29 March 2019
Mueller’s verdict did not clear Trump of obstruction nor did it find him guilty, according to a summary of the report Barr sent to Congress. Mueller (picture) laid out evidence on both sides, noted the “difficult issues” involved and declined to render a judgment, instead leaving the decision to DOJ.
Mueller found that Russians did mount a campaign to influence the 2016 election. They maneuvered the release of damaging emails in an effort to help Trump win. The special counsel indicted 34 people and won seven convictions or guilty pleas, including from Trump’s former campaign chairman, his deputy campaign manager, his White House National Security Adviser and his long-time personal lawyer. After Mueller’s verdict, Trump presidency remains scandal-scarred.
After months of cooperation, Trump decided to aggressively criticize Mueller last year. He tweeted 181 times that the probe was a “witch hunt.” After all, he wanted to fight back and defend himself. TIME reported.
Referring to Mueller’s verdict, Trump said, “This was an attempted takeover of our government, of our country, an illegal takeover. If it were the other way around, where I was doing it to President Obama or a Democrat, it would be virtually the maximum sentence that you can find.”
“If the Republican Party had done this to the Democrats, if we had done this to President Obama, you’d have 100 people in jail right now and it would be treason. It would be considered treason and they’d be in jail for the rest of their lives.”
Trump turned the findings of the special counsel’s Russia investigation into a political weapon at Michigan rally that was part victory lap, part 2020 campaign push.
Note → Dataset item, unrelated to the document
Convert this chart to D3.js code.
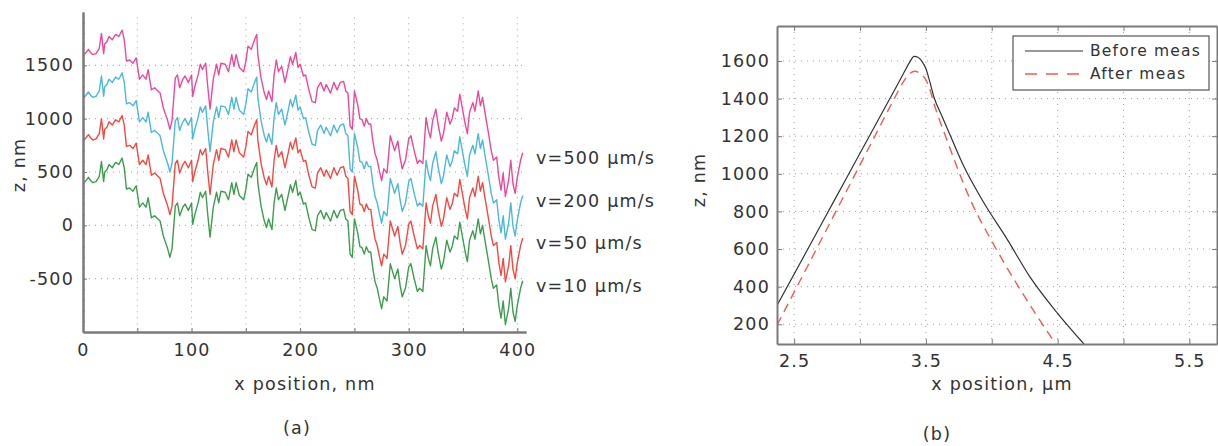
<!DOCTYPE html>
<html>
<head>
<meta charset="utf-8">
<script src="https://cdn.jsdelivr.net/npm/d3@7"></script>
<style>
  body { margin: 0; background: #fff; }
  text { font-family: "DejaVu Sans", sans-serif; fill: #333; letter-spacing: 1.2px; }
</style>
</head>
<body>
<div id="my_dataviz"></div>
<script>

// ---- panel (a): surface profiles, x in nm, z in nm ----
var xNm = [0,2,5,7,9,12,15,17,19,20,22,24,27,30,33,36,38,40,43,46,49,52,55,58,60,63,66,69,71,74,76,78,80,82,85,87,89,92,94,97,
  100,101,103,106,108,110,113,115,117,120,123,125,127,131,134,137,139,141,144,148,150,152,155,158,160,161,164,167,169,171,
  174,176,178,180,183,186,189,191,193,196,198,200,203,205,208,211,214,216,219,222,224,228,231,234,237,240,242,244,246,248,
  250,253,255,257,259,261,263,265,267,269,271,273,275,277,280,283,287,290,292,294,297,300,302,305,308,310,313,316,318,320,
  322,325,327,330,332,335,338,340,342,345,347,349,352,354,356,359,361,364,366,368,370,373,376,378,381,383,385,387,389,392,
  394,396,398,400,403,405];

var z500 = [1610,1610,1650,1620,1600,1610,1660,1800,1610,1700,1720,1770,1740,1790,1770,1830,1740,1540,1550,1520,
  1570,1370,1410,1370,1460,1270,1290,1260,1240,1100,1040,980,900,980,1380,1410,1290,1370,1400,1340,
  1410,1210,1300,1410,1510,1460,1520,1290,1090,1370,1510,1410,1520,1510,1440,1600,1490,1600,1480,1440,
  1540,1680,1650,1740,1790,1600,1380,1240,1180,1260,1160,1410,1550,1440,1490,1340,1480,1580,1510,1620,
  1480,1510,1400,1410,1270,1160,1150,1290,1340,1260,1320,1240,1340,1270,1340,1350,1260,1240,930,900,
  1260,1130,1000,990,930,1000,950,950,790,670,610,510,420,530,490,840,700,790,640,530,
  610,810,840,700,580,610,580,1010,890,820,980,1090,950,790,860,1060,950,1000,1100,1070,
  1230,1120,950,860,1060,1150,1070,1260,1120,1200,1070,890,700,610,640,450,330,490,270,420,
  610,390,300,450,610,680];

var z200 = [1210,1210,1250,1220,1200,1210,1260,1400,1210,1300,1320,1370,1340,1390,1370,1430,1340,1140,1150,1120,
  1170,970,1010,970,1060,870,890,860,840,700,640,580,500,580,980,1010,890,970,1000,940,
  1010,810,900,1010,1110,1060,1120,890,690,970,1110,1010,1120,1110,1040,1200,1090,1200,1080,1040,
  1140,1280,1250,1340,1390,1200,980,840,780,860,760,1010,1150,1040,1090,940,1080,1180,1110,1220,
  1080,1110,1000,1010,870,760,750,890,940,860,920,840,940,870,940,950,860,840,530,500,
  860,730,600,590,530,600,550,550,390,270,210,110,20,130,90,440,300,390,240,130,
  210,410,440,300,180,210,180,610,490,420,580,690,550,390,460,660,550,600,700,670,
  830,720,550,460,660,750,670,860,720,800,670,490,300,210,240,50,-70,90,-130,20,
  210,-10,-100,50,210,280];

var z50 = [810,810,850,820,800,810,860,1000,810,900,920,970,940,990,970,1030,940,740,750,720,
  770,570,610,570,660,470,490,460,440,300,240,180,100,180,580,610,490,570,600,540,
  610,410,500,610,710,660,720,490,290,570,710,610,720,710,640,800,690,800,680,640,
  740,880,850,940,990,800,580,440,380,460,360,610,750,640,690,540,680,780,710,820,
  680,710,600,610,470,360,350,490,540,460,520,440,540,470,540,550,460,440,130,100,
  460,330,200,190,130,200,150,150,-10,-130,-190,-290,-380,-270,-310,40,-100,-10,-160,-270,
  -190,10,40,-100,-220,-190,-220,210,90,20,180,290,150,-10,60,260,150,200,300,270,
  430,320,150,60,260,350,270,460,320,400,270,90,-100,-190,-160,-350,-470,-310,-530,-380,
  -190,-410,-500,-350,-190,-120];

var z10 = [410,410,450,420,400,410,460,600,410,500,520,570,540,590,570,630,540,340,350,320,
  370,170,210,170,260,70,90,60,40,-100,-160,-220,-300,-220,180,210,90,170,200,140,
  210,10,100,210,310,260,320,90,-110,170,310,210,320,310,240,400,290,400,280,240,
  340,480,450,540,590,400,180,40,-20,60,-40,210,350,240,290,140,280,380,310,420,
  280,310,200,210,70,-40,-50,90,140,60,120,40,140,70,140,150,60,40,-270,-300,
  60,-70,-200,-210,-270,-200,-250,-250,-410,-530,-590,-690,-780,-670,-710,-360,-500,-410,-560,-670,
  -590,-390,-360,-500,-620,-590,-620,-190,-310,-380,-220,-110,-250,-410,-340,-140,-250,-200,-100,-130,
  30,-80,-250,-340,-140,-50,-130,60,-80,0,-130,-310,-500,-590,-560,-750,-870,-710,-930,-780,
  -590,-810,-900,-750,-590,-520];

var speedLabels = ["v=500 \u00b5m/s", "v=200 \u00b5m/s", "v=50 \u00b5m/s", "v=10 \u00b5m/s"];
var speedColors = ["#ea4a9c", "#4cb8dc", "#f24a43", "#3d9d4f"];
var aYTicks = [-500, 0, 500, 1000, 1500];
var aXTicks = [0, 100, 200, 300, 400];

// ---- panel (b): tip profile before / after, x in um ----
var beforeX = [2.37, 2.6, 2.8, 3.0, 3.2, 3.32, 3.38, 3.41, 3.44, 3.47, 3.5, 3.53, 3.56, 3.62, 3.7, 3.79, 3.93, 4.12, 4.29, 4.5, 4.7];
var beforeZ = [300, 595, 852, 1109, 1366, 1520, 1597, 1625, 1620, 1598, 1560, 1490, 1411, 1310, 1180, 1037, 858, 649, 452, 258, 95];
var afterX = [2.37, 2.6, 2.86, 3.1, 3.25, 3.33, 3.38, 3.42, 3.46, 3.5, 3.53, 3.56, 3.66, 3.84, 4.01, 4.22, 4.48];
var afterZ = [195, 506, 858, 1183, 1386, 1490, 1535, 1545, 1530, 1500, 1450, 1377, 1180, 858, 630, 380, 100];
var bYTicks = [200, 400, 600, 800, 1000, 1200, 1400, 1600];
var bXTicks = [2.5, 3.5, 4.5, 5.5];
var bXGrid = [2.5, 3, 3.5, 4, 4.5, 5, 5.5];
var legendNames = ["Before meas", "After meas"];

var svg = d3.select("#my_dataviz")
  .append("svg")
  .attr("width", 1218)
  .attr("height", 446);

var gridColor = "#a0a0a0";
var axisColor = "#7a7a7a";
var plain = function(d) { return String(d); };

// ================= panel (a) =================
var xa = d3.scaleLinear().domain([0, 408]).range([83, 526]);
var ya = d3.scaleLinear().domain([-1000, 2000]).range([332, 12]);

var ga = svg.append("g");

// dotted grid
ga.selectAll(".vgrid")
  .data(d3.range(50, 401, 50))
  .enter().append("line")
  .attr("x1", d => xa(d)).attr("x2", d => xa(d))
  .attr("y1", ya(1950)).attr("y2", ya(-1000))
  .attr("stroke", gridColor).attr("stroke-dasharray", "1,5");

ga.selectAll(".hgrid")
  .data(aYTicks)
  .enter().append("line")
  .attr("x1", xa(0)).attr("x2", xa(408))
  .attr("y1", d => ya(d)).attr("y2", d => ya(d))
  .attr("stroke", gridColor).attr("stroke-dasharray", "1,5");

// profiles
var profiles = [z500, z200, z50, z10];
var lineA = d3.line()
  .x(function(d, i) { return xa(xNm[i]); })
  .y(function(d) { return ya(d); });

ga.selectAll(".profile")
  .data(profiles)
  .enter().append("path")
  .attr("d", d => lineA(d))
  .attr("fill", "none")
  .attr("stroke", (d, i) => speedColors[i])
  .attr("stroke-width", 1.4)
  .attr("stroke-linejoin", "round");

// series labels next to the line ends
ga.selectAll(".speed")
  .data(profiles)
  .enter().append("text")
  .attr("x", xa(408) + 10)
  .attr("y", d => ya(d[d.length - 1]) + 5)
  .attr("dy", "0.35em")
  .attr("font-size", "17.5px")
  .text((d, i) => speedLabels[i]);

// axes
ga.append("g")
  .attr("transform", "translate(" + xa(0) + ",0)")
  .call(d3.axisLeft(ya).tickValues(aYTicks).tickSize(-4).tickSizeOuter(0).tickPadding(9).tickFormat(plain));
ga.append("g")
  .attr("transform", "translate(" + xa(0) + ",0)")
  .call(d3.axisLeft(ya).tickValues(d3.range(-900, 2000, 100)).tickSize(-2).tickSizeOuter(0).tickFormat(""));

ga.append("g")
  .attr("transform", "translate(0," + ya(-1000) + ")")
  .call(d3.axisBottom(xa).tickValues(aXTicks).tickSize(-4).tickSizeOuter(0).tickPadding(12).tickFormat(plain));
ga.append("g")
  .attr("transform", "translate(0," + ya(-1000) + ")")
  .call(d3.axisBottom(xa).tickValues(d3.range(50, 401, 100)).tickSize(-4).tickSizeOuter(0).tickFormat(""));

ga.selectAll(".domain").attr("stroke", axisColor).attr("stroke-width", 2);
ga.selectAll(".tick line").attr("stroke", axisColor);
ga.selectAll(".tick text").attr("font-size", "17.5px").attr("fill", "#333");

ga.append("text")
  .attr("transform", "translate(25,165) rotate(-90)")
  .attr("text-anchor", "middle")
  .attr("font-size", "17.5px")
  .text("z, nm");

ga.append("text")
  .attr("x", 305).attr("y", 390)
  .attr("text-anchor", "middle")
  .attr("font-size", "17.5px")
  .text("x position, nm");

ga.append("text")
  .attr("x", 297).attr("y", 434)
  .attr("text-anchor", "middle")
  .attr("font-size", "17.5px")
  .text("(a)");

// ================= panel (b) =================
var xb = d3.scaleLinear().domain([2.37, 5.71]).range([777, 1217]);
var yb = d3.scaleLinear().domain([95, 1786]).range([344, 26]);

var gb = svg.append("g");

gb.append("clipPath").attr("id", "clipb")
  .append("rect")
  .attr("x", xb(2.37)).attr("y", yb(1786))
  .attr("width", xb(5.71) - xb(2.37)).attr("height", yb(95) - yb(1786));

gb.selectAll(".vgrid")
  .data(bXGrid)
  .enter().append("line")
  .attr("x1", d => xb(d)).attr("x2", d => xb(d))
  .attr("y1", yb(1786)).attr("y2", yb(95))
  .attr("stroke", gridColor).attr("stroke-dasharray", "1,5");

gb.selectAll(".hgrid")
  .data(bYTicks)
  .enter().append("line")
  .attr("x1", xb(2.37)).attr("x2", xb(5.71))
  .attr("y1", d => yb(d)).attr("y2", d => yb(d))
  .attr("stroke", gridColor).attr("stroke-dasharray", "1,5");

var lineB = d3.line()
  .x(d => xb(d[0]))
  .y(d => yb(d[1]))
  .curve(d3.curveMonotoneX);

gb.append("path")
  .datum(beforeX.map((x, i) => [x, beforeZ[i]]))
  .attr("d", lineB)
  .attr("clip-path", "url(#clipb)")
  .attr("fill", "none")
  .attr("stroke", "#333")
  .attr("stroke-width", 1.2);

gb.append("path")
  .datum(afterX.map((x, i) => [x, afterZ[i]]))
  .attr("d", lineB)
  .attr("clip-path", "url(#clipb)")
  .attr("fill", "none")
  .attr("stroke", "#f25a55")
  .attr("stroke-width", 1.4)
  .attr("stroke-dasharray", "9,6");

// box and inward ticks on all sides
gb.append("g")
  .attr("transform", "translate(" + xb(2.37) + ",0)")
  .call(d3.axisLeft(yb).tickValues(bYTicks).tickSize(-5).tickSizeOuter(0).tickPadding(7).tickFormat(plain));
gb.append("g")
  .attr("transform", "translate(" + xb(5.71) + ",0)")
  .call(d3.axisRight(yb).tickValues(bYTicks).tickSize(-5).tickSizeOuter(0).tickFormat(""));
gb.append("g")
  .attr("transform", "translate(0," + yb(95) + ")")
  .call(d3.axisBottom(xb).tickValues(bXGrid).tickSize(-5).tickSizeOuter(0)
    .tickFormat(d => bXTicks.indexOf(d) >= 0 ? d3.format(".1f")(d) : "").tickPadding(11));
gb.append("g")
  .attr("transform", "translate(0," + yb(1786) + ")")
  .call(d3.axisTop(xb).tickValues(bXGrid).tickSize(-5).tickSizeOuter(0).tickFormat(""));

gb.selectAll(".domain").attr("stroke", axisColor).attr("stroke-width", 2);
gb.selectAll(".tick line").attr("stroke", axisColor);
gb.selectAll(".tick text").attr("font-size", "17.5px").attr("fill", "#333");

// legend
var legend = gb.append("g").attr("transform", "translate(1013,36)");
legend.append("rect")
  .attr("width", 196).attr("height", 54)
  .attr("fill", "#fff").attr("stroke", "#555").attr("stroke-width", 1.2);
legend.selectAll(".leg")
  .data(legendNames)
  .enter().append("line")
  .attr("x1", 12).attr("x2", 70)
  .attr("y1", (d, i) => 15 + i * 23).attr("y2", (d, i) => 15 + i * 23)
  .attr("stroke", (d, i) => i == 0 ? "#333" : "#f25a55")
  .attr("stroke-width", (d, i) => i == 0 ? 1.2 : 1.4)
  .attr("stroke-dasharray", (d, i) => i == 0 ? null : "12,9");
legend.selectAll(".legtext")
  .data(legendNames)
  .enter().append("text")
  .attr("x", 77)
  .attr("y", (d, i) => 15 + i * 23)
  .attr("dy", "0.35em")
  .attr("font-size", "15.5px")
  .attr("letter-spacing", "1px")
  .text(d => d);

gb.append("text")
  .attr("transform", "translate(705,180) rotate(-90)")
  .attr("text-anchor", "middle")
  .attr("font-size", "17.5px")
  .text("z, nm");

gb.append("text")
  .attr("x", 1002).attr("y", 390)
  .attr("text-anchor", "middle")
  .attr("font-size", "17.5px")
  .text("x position, \u00b5m");

gb.append("text")
  .attr("x", 937).attr("y", 440)
  .attr("text-anchor", "middle")
  .attr("font-size", "17.5px")
  .text("(b)");

</script>
</body>
</html>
Democrats are hoping to redouble the focus on Trump’s corruption. As a top-tier Democratic presidential candidate, Sen. Elizabeth Warren (D-Mass.) introduced in the Senate the Presidential Conflicts of Interest Act, which requires the president, vice president and their close family members to divest all financial interests that create conflicts of interest and place them in a blind trust. The bill also would require the president and major-party presidential nominees to release three years of tax returns. She claimed that President Trump has “spent two-plus years patronizing to try and curry favour with this administration — all while lining the President’s pockets.”
There is no legal requirement that a presidential candidate release his tax returns. Major candidates have done so for decades because they recognize an obligation to the public. But Trump did not. Washington Post reported.
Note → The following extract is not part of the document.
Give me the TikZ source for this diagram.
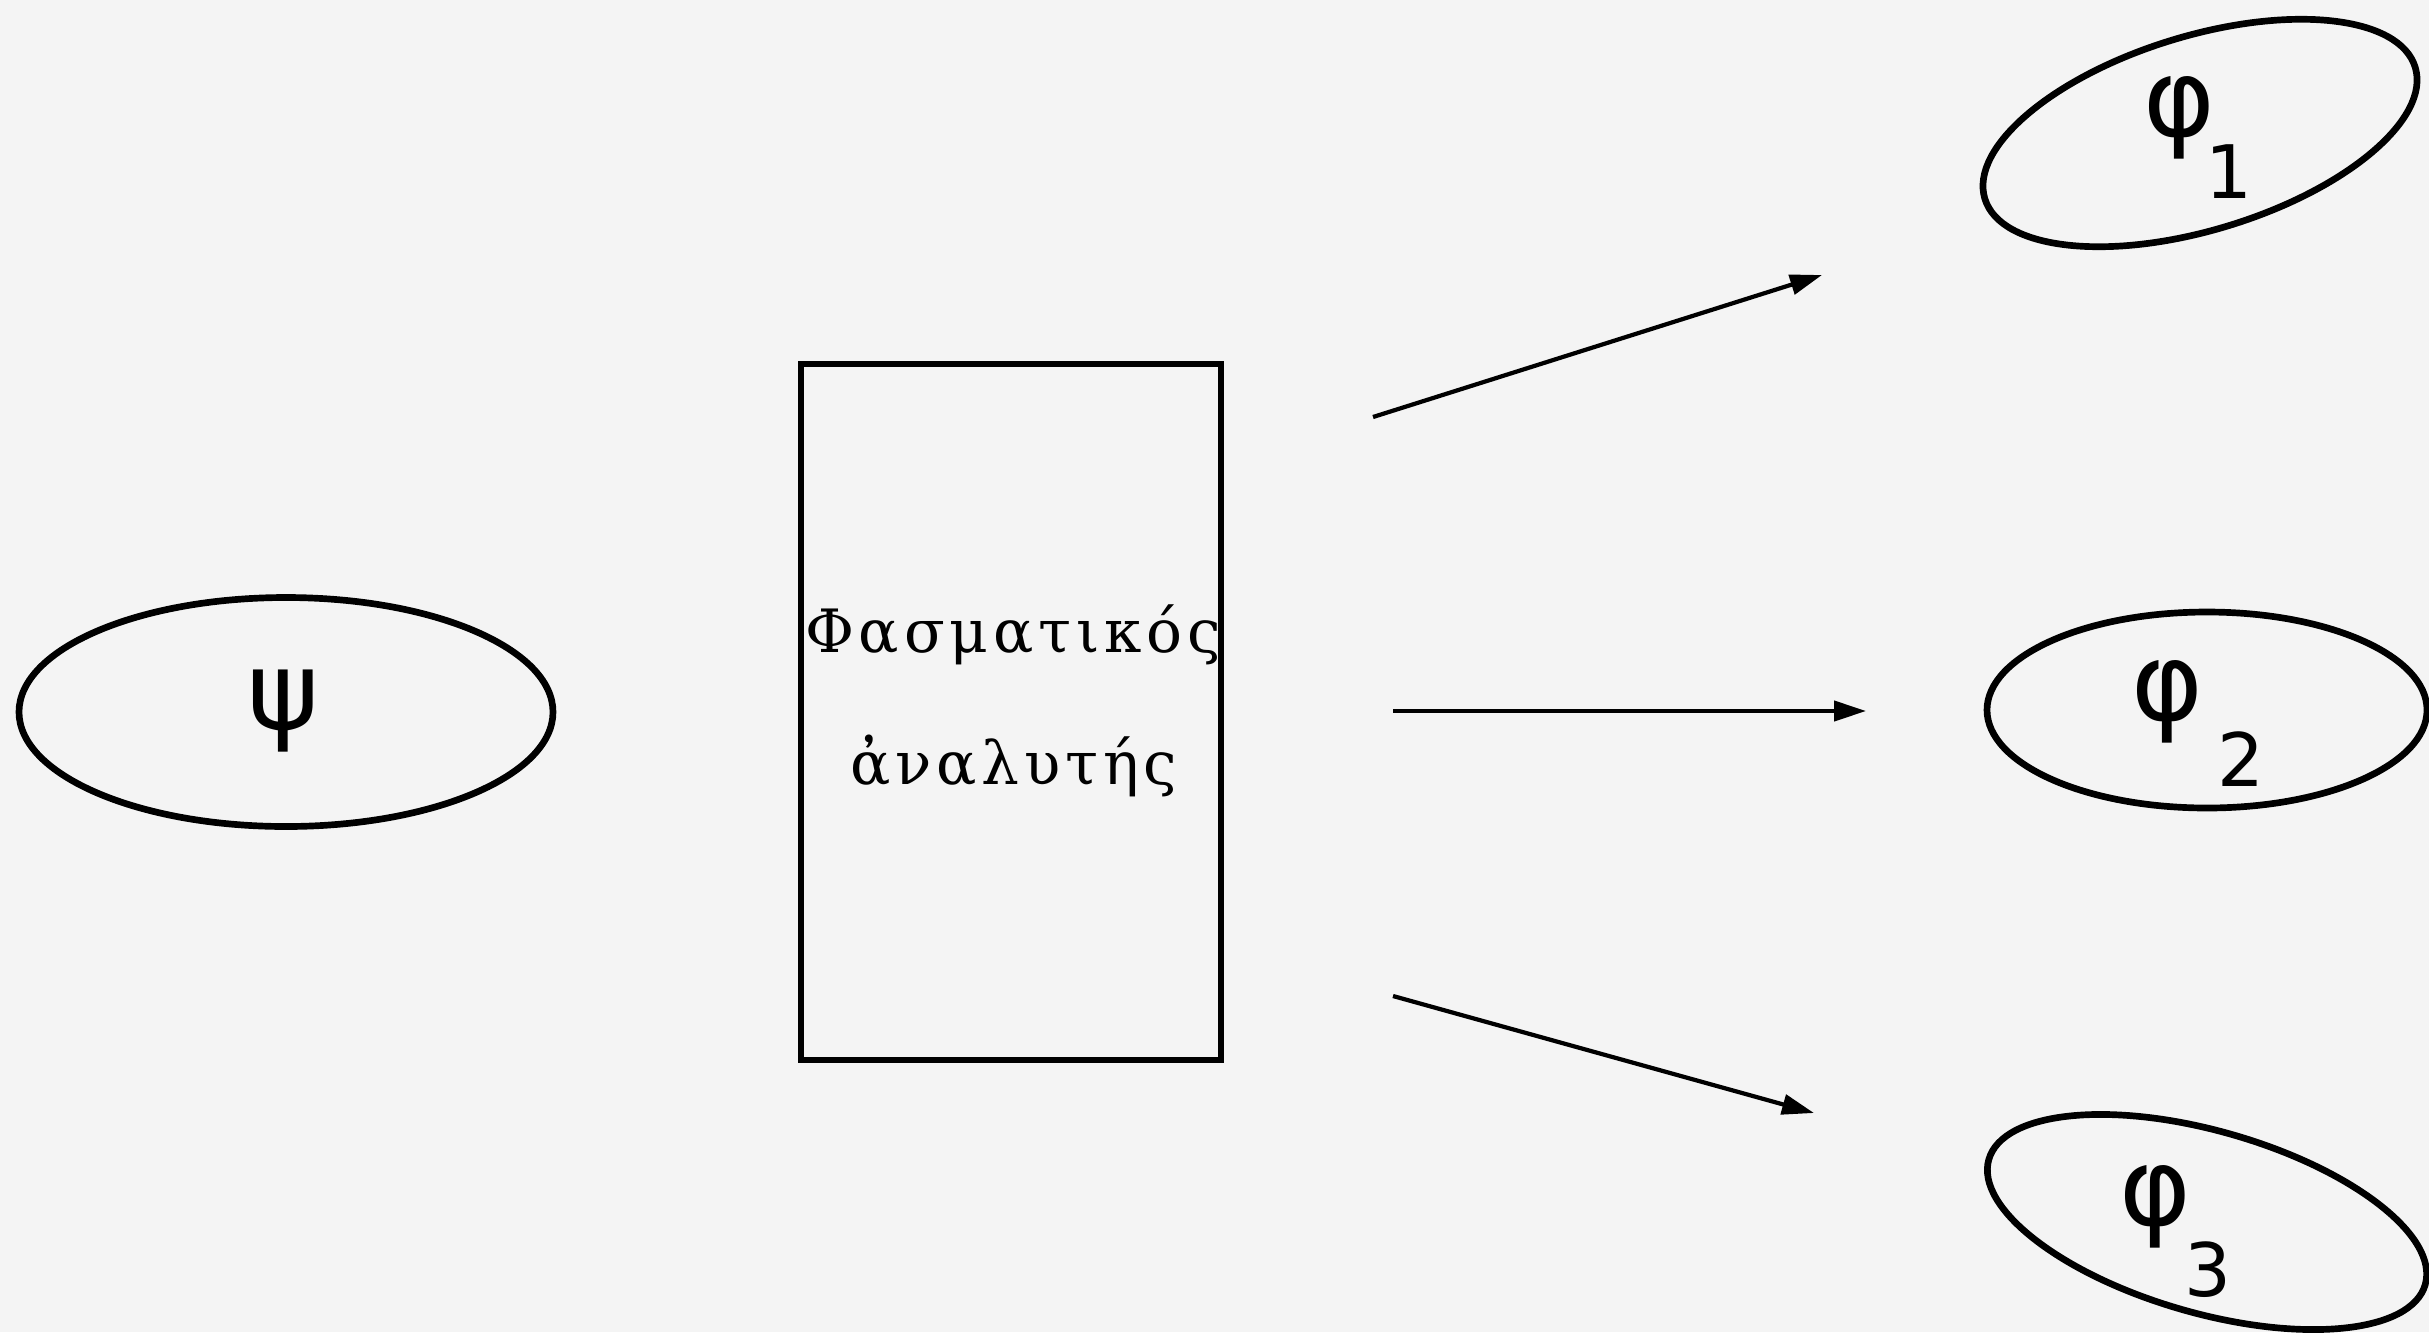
\documentclass[tikz,border=0pt]{standalone}
\usepackage{fontspec}
\usetikzlibrary{shapes.geometric,arrows.meta}
\newfontfamily\boxfont[LetterSpace=8]{DejaVu Serif}
\newfontfamily\symfont{DejaVu Sans}
\definecolor{paper}{HTML}{F4F4F4}
\tikzset{
  state/.style={ellipse, draw=black, line width=1.9pt, inner sep=0pt},
  analyser/.style={rectangle, draw=black, line width=1.8pt, inner sep=0pt},
  boxtext/.style={inner sep=0pt, anchor=base, font=\boxfont\fontsize{17}{19}\selectfont},
  bigsym/.style={inner sep=0pt, font=\symfont\fontsize{31}{33}\selectfont},
  subsym/.style={inner sep=0pt, font=\symfont\fontsize{21}{22}\selectfont},
  beam/.style={line width=1.2pt, -{Triangle[length=3.2mm,width=2mm]}}
}
\begin{document}
\begin{tikzpicture}[x=0.1mm,y=-0.1mm]
\fill[paper] (0,0) rectangle (2429,1332);
\useasboundingbox (0,0) rectangle (2429,1332);
% input state
\node[state, minimum width=53.4mm, minimum height=22.9mm] (psi) at (286,712) {};
\node[bigsym] (psit) at (283,711) {ψ};
% analyser
\node[analyser, minimum width=42mm, minimum height=69.6mm] (box) at (1011,712) {};
\node[boxtext] (l1) at (1013,652) {Φασματικός};
\node[boxtext] (l2) at (1014,784) {ἀναλυτής};
% output states
\node[state, minimum width=45mm, minimum height=19.4mm, rotate=17] (e1) at (2200,133) {};
\node[state, minimum width=44mm, minimum height=19.6mm] (e2) at (2207,710) {};
\node[state, minimum width=45.4mm, minimum height=18.2mm, rotate=-16] (e3) at (2207,1222) {};
\node[bigsym] (p1) at (2179,118) {φ};
\node[subsym] (s1) at (2229,172) {1};
\node[bigsym] (p2) at (2167,702) {φ};
\node[subsym] (s2) at (2241,759) {2};
\node[bigsym] (p3) at (2155,1207) {φ};
\node[subsym] (s3) at (2208,1270) {3};
% beams
\coordinate (a1s) at (1373,417);
\coordinate (a1e) at (1822,275);
\coordinate (a2s) at (1393,711);
\coordinate (a2e) at (1866,711);
\coordinate (a3s) at (1393,996);
\coordinate (a3e) at (1814,1113);
\draw[beam] (a1s) -- (a1e);
\draw[beam] (a2s) -- (a2e);
\draw[beam] (a3s) -- (a3e);
\end{tikzpicture}
\end{document}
If Warren’s bill is enacted before Trump’s term ends, it would force him to completely disclose his business investments and put potential conflicting interests in a blind trust. Violating the act would be an impeachable offense.
Senate Majority Leader Mitch McConnell has openly mocked the bill and vowed not to bring it to the Senate floor.
The People Act introduced in January, by House Democrats is also known as HR 1. Republicans who control the Senate, President Trump, and the GOP vehemently oppose the basic approach of HR 1. The bill aims to reform the campaign financing. This bill addresses voter access, election integrity, election security, political spending, and ethics for the three branches of government.
Specifically, the bill expands voter registration and voting access, makes Election Day a federal holiday, and limits removing voters from voter rolls.
Maryland Rep. John Sarbanes, a long-time advocate of campaign finance reform who has disavowed corporate PAC money for years. John Sarbanes is working with Sen. Elizabeth Warren, Washington Rep. Pramila Jayapal and Tom Udall (D-NM) are working to reform the campaign financing.
Party campaigns should be conducted by voluntary party supporters. No one should be paid to do campaign work. This should save considerable expenditure on campaign financing.
Super PAC is evil. An elected member who had generous super PAC is beholden to the donor for life and cannot exercise his conscience in any conflicting issues.
The government finances for campaign expenses, as proposed by Sarbanes, is not a good idea as it will lead to a lot of corruption in funds management. However, the government may finance the cost of printed material disseminating information on issues surrounding the election. Now internet provides the most cost-effective way of publicizing party policies. Campaign expenditure should be kept as low as possible to ensure a fair election.
Democrats know they don’t actually have chance of passing HR 1 through the Senate, or getting it past the president’s desk. But they recognize they need to get serious about the issue, even if Republicans won’t.